— Start of Extracted entries —

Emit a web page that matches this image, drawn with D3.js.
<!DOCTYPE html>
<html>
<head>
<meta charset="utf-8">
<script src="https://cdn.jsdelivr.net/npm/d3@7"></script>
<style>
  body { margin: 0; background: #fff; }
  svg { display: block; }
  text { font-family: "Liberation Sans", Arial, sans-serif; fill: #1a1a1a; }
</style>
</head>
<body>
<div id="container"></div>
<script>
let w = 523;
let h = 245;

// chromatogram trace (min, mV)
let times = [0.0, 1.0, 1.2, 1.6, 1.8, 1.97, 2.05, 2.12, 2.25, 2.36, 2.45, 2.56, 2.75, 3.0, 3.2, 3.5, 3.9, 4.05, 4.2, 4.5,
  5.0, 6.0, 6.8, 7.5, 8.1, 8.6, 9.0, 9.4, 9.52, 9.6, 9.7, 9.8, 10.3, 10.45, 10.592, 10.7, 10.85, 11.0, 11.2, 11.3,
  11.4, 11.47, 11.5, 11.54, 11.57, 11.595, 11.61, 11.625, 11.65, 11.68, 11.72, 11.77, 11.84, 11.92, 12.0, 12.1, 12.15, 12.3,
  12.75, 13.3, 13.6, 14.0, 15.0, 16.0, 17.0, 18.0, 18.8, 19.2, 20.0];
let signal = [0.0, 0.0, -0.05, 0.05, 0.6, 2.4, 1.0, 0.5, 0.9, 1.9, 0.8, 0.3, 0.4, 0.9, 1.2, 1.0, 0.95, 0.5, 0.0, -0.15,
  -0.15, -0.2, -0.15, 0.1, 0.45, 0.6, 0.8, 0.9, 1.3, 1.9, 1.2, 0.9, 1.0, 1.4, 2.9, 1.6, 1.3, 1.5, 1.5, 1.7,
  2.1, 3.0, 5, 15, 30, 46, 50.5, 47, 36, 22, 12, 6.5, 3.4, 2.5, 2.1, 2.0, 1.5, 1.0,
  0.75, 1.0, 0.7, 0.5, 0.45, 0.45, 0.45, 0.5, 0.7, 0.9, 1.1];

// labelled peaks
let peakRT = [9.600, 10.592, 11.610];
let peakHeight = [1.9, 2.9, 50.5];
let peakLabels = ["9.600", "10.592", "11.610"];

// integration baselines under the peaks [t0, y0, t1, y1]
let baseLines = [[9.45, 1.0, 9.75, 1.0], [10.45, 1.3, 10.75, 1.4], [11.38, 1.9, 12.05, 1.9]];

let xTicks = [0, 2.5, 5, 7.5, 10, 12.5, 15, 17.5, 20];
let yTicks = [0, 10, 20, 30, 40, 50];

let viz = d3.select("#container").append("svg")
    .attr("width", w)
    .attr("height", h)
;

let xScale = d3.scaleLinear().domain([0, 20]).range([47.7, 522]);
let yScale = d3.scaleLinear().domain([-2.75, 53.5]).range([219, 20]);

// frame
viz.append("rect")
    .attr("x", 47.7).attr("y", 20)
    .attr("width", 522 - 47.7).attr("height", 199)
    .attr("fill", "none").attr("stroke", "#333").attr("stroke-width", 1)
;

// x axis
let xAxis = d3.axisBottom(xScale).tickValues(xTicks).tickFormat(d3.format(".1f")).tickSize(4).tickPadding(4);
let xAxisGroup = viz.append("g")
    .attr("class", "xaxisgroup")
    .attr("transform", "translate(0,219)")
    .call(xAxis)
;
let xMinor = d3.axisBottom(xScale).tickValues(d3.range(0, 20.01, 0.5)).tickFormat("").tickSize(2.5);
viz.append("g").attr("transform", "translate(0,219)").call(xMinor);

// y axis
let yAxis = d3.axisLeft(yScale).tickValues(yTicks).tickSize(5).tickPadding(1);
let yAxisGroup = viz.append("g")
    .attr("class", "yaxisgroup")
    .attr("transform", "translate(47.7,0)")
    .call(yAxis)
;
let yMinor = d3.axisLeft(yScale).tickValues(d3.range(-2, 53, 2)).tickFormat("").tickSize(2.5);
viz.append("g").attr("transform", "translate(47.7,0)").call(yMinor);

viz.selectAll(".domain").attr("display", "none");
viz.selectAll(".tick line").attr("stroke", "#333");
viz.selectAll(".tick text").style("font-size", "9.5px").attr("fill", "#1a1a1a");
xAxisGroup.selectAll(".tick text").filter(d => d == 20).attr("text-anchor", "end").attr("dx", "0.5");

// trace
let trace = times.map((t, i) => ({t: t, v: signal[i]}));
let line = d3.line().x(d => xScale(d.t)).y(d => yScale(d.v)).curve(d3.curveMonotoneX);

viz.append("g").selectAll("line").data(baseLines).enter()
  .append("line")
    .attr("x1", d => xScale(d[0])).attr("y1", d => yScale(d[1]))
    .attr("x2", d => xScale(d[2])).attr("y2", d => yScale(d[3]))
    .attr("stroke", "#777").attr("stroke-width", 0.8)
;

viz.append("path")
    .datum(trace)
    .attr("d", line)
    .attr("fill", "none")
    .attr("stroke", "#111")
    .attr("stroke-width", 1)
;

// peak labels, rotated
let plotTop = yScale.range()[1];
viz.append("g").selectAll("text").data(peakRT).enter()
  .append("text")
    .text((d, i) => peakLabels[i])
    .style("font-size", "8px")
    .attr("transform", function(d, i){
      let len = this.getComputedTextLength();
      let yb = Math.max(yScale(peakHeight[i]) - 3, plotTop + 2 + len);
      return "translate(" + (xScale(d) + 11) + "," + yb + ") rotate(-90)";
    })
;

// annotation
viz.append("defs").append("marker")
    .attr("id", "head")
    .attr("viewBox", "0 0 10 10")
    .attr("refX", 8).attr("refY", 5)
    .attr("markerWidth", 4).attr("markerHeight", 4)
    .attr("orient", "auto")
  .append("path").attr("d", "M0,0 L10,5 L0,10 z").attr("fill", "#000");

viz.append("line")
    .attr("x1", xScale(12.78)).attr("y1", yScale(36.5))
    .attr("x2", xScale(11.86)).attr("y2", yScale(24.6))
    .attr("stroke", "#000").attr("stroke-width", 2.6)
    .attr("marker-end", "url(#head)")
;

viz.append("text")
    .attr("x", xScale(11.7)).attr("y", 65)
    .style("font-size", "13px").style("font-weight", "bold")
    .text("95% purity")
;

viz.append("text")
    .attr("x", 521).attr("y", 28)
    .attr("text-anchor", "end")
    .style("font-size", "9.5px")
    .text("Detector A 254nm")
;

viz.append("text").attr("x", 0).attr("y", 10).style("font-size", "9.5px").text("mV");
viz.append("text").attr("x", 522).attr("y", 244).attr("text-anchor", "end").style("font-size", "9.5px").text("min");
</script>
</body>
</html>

— End of Extracted entries —
— Start of Extracted entries —

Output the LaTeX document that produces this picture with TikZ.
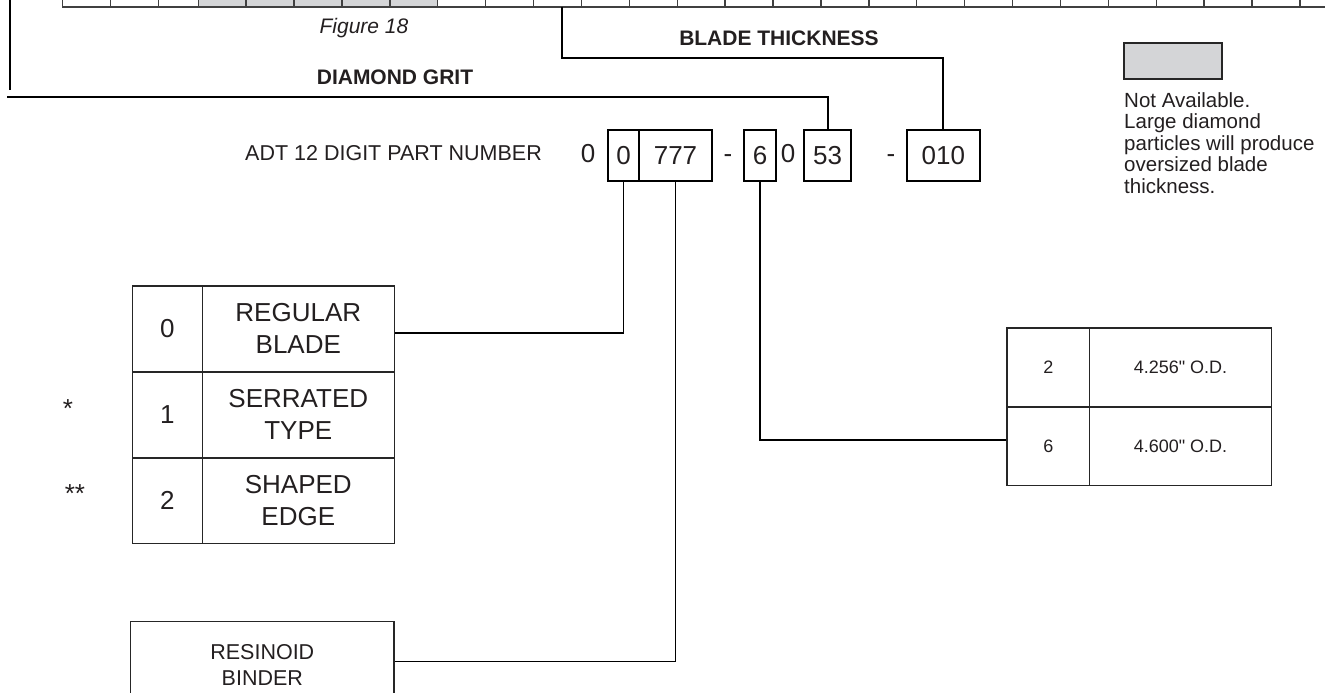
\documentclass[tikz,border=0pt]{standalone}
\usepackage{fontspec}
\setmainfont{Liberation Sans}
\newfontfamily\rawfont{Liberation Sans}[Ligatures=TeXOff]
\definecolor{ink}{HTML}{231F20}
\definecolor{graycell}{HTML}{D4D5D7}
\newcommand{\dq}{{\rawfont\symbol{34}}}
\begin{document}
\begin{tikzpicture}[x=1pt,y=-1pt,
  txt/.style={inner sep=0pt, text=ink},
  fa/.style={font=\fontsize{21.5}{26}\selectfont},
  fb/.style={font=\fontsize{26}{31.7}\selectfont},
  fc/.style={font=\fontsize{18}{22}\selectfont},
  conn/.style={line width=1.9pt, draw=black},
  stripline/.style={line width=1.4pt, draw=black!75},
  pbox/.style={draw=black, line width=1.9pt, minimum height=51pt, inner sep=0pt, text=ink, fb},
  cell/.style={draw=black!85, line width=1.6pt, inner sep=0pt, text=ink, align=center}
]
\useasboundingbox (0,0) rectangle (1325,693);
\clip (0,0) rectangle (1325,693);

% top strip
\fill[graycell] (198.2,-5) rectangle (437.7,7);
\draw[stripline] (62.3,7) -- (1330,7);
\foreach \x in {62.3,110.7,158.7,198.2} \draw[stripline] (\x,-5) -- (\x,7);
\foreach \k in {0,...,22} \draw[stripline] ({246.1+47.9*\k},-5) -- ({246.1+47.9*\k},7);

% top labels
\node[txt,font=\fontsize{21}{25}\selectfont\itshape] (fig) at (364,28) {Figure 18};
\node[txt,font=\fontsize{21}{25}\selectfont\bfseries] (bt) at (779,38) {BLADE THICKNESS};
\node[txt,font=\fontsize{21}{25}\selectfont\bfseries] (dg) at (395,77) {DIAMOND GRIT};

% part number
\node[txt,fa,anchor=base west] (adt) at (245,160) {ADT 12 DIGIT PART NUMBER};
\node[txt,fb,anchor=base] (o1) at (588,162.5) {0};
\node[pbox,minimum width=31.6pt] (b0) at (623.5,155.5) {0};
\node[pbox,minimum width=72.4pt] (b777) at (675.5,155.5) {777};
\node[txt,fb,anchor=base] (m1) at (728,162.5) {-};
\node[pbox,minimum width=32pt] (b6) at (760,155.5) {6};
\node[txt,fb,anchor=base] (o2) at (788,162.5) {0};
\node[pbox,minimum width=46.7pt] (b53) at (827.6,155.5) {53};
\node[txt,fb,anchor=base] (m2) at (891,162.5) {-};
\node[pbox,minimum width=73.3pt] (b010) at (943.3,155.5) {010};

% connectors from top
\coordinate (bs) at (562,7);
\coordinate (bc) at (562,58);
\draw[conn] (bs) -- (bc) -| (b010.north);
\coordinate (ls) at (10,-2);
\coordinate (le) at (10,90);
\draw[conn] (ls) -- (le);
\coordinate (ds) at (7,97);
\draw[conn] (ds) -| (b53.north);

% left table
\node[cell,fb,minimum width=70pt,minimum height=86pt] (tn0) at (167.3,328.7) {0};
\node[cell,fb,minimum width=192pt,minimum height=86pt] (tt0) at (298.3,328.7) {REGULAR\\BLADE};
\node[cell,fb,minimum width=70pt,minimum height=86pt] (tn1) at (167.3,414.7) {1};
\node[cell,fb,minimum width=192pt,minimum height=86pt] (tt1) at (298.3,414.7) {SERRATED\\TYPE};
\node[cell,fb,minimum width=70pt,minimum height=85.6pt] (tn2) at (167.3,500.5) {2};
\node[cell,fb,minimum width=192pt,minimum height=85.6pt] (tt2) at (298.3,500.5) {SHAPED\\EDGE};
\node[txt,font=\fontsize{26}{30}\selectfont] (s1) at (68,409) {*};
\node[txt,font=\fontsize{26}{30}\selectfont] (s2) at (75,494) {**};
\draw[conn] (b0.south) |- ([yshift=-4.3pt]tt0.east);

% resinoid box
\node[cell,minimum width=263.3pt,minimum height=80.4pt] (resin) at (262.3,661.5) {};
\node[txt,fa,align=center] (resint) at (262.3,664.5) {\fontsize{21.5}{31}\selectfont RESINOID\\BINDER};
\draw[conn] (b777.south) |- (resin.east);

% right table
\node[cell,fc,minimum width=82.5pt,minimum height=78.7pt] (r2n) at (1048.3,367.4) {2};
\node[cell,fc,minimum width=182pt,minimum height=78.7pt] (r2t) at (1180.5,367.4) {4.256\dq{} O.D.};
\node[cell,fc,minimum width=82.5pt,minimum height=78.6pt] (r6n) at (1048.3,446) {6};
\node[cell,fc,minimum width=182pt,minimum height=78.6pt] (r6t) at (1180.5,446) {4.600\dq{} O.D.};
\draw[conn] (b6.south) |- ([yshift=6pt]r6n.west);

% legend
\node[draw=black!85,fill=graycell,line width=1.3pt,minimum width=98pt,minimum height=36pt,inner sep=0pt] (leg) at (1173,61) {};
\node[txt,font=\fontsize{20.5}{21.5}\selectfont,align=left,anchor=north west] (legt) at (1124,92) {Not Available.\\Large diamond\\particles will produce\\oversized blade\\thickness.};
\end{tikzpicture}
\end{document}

— End of Extracted entries —
— Start of Extracted entries —

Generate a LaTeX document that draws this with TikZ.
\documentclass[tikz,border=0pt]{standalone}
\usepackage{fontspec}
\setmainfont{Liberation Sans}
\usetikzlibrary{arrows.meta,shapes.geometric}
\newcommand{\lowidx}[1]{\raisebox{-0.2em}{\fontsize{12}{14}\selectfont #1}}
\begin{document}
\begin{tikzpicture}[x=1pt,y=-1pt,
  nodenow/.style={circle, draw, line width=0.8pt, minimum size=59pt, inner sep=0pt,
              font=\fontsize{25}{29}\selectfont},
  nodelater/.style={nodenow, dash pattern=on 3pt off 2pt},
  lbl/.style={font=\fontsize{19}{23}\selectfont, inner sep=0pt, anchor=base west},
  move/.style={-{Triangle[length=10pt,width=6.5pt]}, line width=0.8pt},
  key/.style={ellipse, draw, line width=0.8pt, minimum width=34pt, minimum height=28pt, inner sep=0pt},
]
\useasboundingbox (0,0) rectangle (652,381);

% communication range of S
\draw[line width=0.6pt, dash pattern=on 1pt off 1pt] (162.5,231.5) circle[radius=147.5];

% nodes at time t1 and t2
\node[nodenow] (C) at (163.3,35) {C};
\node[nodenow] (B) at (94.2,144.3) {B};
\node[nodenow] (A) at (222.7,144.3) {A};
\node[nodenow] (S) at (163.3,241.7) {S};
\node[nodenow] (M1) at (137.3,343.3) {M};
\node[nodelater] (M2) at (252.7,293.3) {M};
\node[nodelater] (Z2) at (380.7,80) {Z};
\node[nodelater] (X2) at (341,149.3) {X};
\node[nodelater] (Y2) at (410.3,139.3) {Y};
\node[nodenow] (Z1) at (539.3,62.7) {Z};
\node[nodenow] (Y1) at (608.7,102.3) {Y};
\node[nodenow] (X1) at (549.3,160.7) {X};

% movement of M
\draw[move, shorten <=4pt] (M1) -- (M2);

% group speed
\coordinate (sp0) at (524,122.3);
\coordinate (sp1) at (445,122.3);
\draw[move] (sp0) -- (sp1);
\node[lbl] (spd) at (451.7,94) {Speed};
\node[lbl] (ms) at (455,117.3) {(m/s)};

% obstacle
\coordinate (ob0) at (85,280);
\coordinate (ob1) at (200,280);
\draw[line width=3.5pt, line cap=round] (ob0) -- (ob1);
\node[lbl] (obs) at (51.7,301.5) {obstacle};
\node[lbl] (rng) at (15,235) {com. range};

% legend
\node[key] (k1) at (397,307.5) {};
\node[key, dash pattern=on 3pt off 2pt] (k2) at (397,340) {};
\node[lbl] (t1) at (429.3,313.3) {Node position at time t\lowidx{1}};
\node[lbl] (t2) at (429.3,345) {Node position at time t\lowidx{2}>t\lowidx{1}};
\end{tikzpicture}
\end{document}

— End of Extracted entries —

#### Task instructions
Reproduce the data above exactly, but only the lines from the one showing "Output the LaTeX" through the one showing "(dg) at (395,77)", with both ends kept and the pictures left out.

#### Correct answer
Output the LaTeX document that produces this picture with TikZ.
\documentclass[tikz,border=0pt]{standalone}
\usepackage{fontspec}
\setmainfont{Liberation Sans}
\newfontfamily\rawfont{Liberation Sans}[Ligatures=TeXOff]
\definecolor{ink}{HTML}{231F20}
\definecolor{graycell}{HTML}{D4D5D7}
\newcommand{\dq}{{\rawfont\symbol{34}}}
\begin{document}
\begin{tikzpicture}[x=1pt,y=-1pt,
  txt/.style={inner sep=0pt, text=ink},
  fa/.style={font=\fontsize{21.5}{26}\selectfont},
  fb/.style={font=\fontsize{26}{31.7}\selectfont},
  fc/.style={font=\fontsize{18}{22}\selectfont},
  conn/.style={line width=1.9pt, draw=black},
  stripline/.style={line width=1.4pt, draw=black!75},
  pbox/.style={draw=black, line width=1.9pt, minimum height=51pt, inner sep=0pt, text=ink, fb},
  cell/.style={draw=black!85, line width=1.6pt, inner sep=0pt, text=ink, align=center}
]
\useasboundingbox (0,0) rectangle (1325,693);
\clip (0,0) rectangle (1325,693);

% top strip
\fill[graycell] (198.2,-5) rectangle (437.7,7);
\draw[stripline] (62.3,7) -- (1330,7);
\foreach \x in {62.3,110.7,158.7,198.2} \draw[stripline] (\x,-5) -- (\x,7);
\foreach \k in {0,...,22} \draw[stripline] ({246.1+47.9*\k},-5) -- ({246.1+47.9*\k},7);

% top labels
\node[txt,font=\fontsize{21}{25}\selectfont\itshape] (fig) at (364,28) {Figure 18};
\node[txt,font=\fontsize{21}{25}\selectfont\bfseries] (bt) at (779,38) {BLADE THICKNESS};
\node[txt,font=\fontsize{21}{25}\selectfont\bfseries] (dg) at (395,77) {DIAMOND GRIT};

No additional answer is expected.